International groundwater conventions are in the emergent stages of development (Rajmani 2012). The first agreement governing access to shared surface waters in an international basin was the 1815 Final Act of the Congress of Vienna and the first international convention to mention groundwater systems in international basins was the 1966 UN Helsinki Convention. Moreover, the Helsinki Convention provided guidelines that were based on the physical-environmental sustainability needs of surface water. It was not until the 2008 Draft Law of Transboundary Aquifers (2008 DLTA) that international law explicitly considered physical-environmental and societal use factors in setting sustainable groundwater use guidelines for aquifers in international basins (Richey et al 2015). For the first time, international law recommended: (i) a duty for riparian states to cooperate with each other, guided by International Water Resources Management principles, to access shared groundwaters; (ii) the exchange of scientific data, particularly on sustainable aquifer yields and hydrological models, to foster science-based groundwater management in international basins; and (iii) the provision of technical support from UNESCO’s International Hydrological Program to develop groundwater science capacities in signatory riparian states.
The 2010 Guarani Aquifer Agreement was one of the two first legally binding agreements globally to adopt recommendations of the 2008 DLTA. The agreement arose due to concerns about the impacts of increasing demand on groundwater storage in some parts of the basin (Villar 2016), in particular the southern part of its 1,100,000 km2 area where NASA’s Gravity Recovery and Climate Experiment (GRACE) detected depletion rates as high as 8 km3/year (Munier et al 2012).
The Agreement’s development process is instructive, having from the onset been (i) science-based, informed by the Environmental Protection and Sustainable Development of the Guarani Aquifer System Project (2003-2006) that increased scientific knowledge of the Basin’s physical-environmental characteristics; and (ii) shaped by an extensive consultative process including academia, municipal to binational levels of government, international organizations and private sector actors (Villar 2016).

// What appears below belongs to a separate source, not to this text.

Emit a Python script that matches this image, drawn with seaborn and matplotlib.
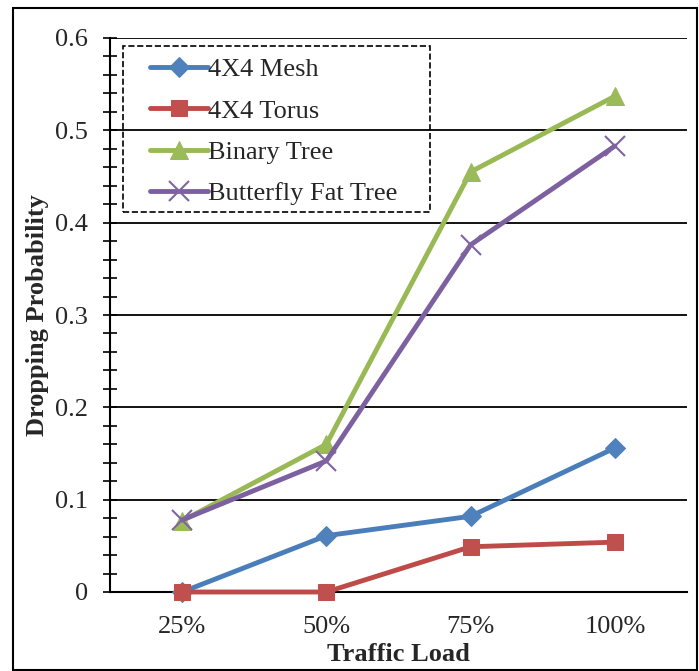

The Agreement is also innovative because it builds upon the main tenets of the 2008 DLTA to include additional obligations to (i) not to cause harm codified in the requirement to conduct evaluations of environmental effects of water uses within and beyond national territories; and (ii) seek additional information including ‘’studies, activities and works that contemplate the sustainable utilization of the Guarani System water resources’’. Additionally, the fact that four countries managed to come to a legally-binding consensus on a basic framework for sustainable groundwater management in a shared basin is in itself extraordinary. That the Agreement applies to a relatively-water rich region of the world is indicative of South America’s adoption of a proactive groundwater management approach and is an example for conflict prevention rather than conflict resolution as such international accords are more commonly made when regions are already in water crisis (Morris et al 2003). Moreover, last year’s ratification of the Agreement allows for the establishment of the Guarani Aquifer Commission, a regional body to respond to conflicts on over pumping along national borders, and to convene cooperative knowledge and resource management projects to better sustain the Guarani Aquifer System.
With a growing population of 606 million in Latin America and the Caribbean (World Population Data Sheet 2013), the Inter-American Development Bank (IADB) is keenly aware of the increasing pressures on shared groundwater resources and the importance of supporting the development of policies for sustainable groundwater management, particularly in the international basins of the region. The Agreement’s development process and obligations of the 2010 Guarani Aquifer Agreement provides policy lessons useful to the Bank’s investments in this sector.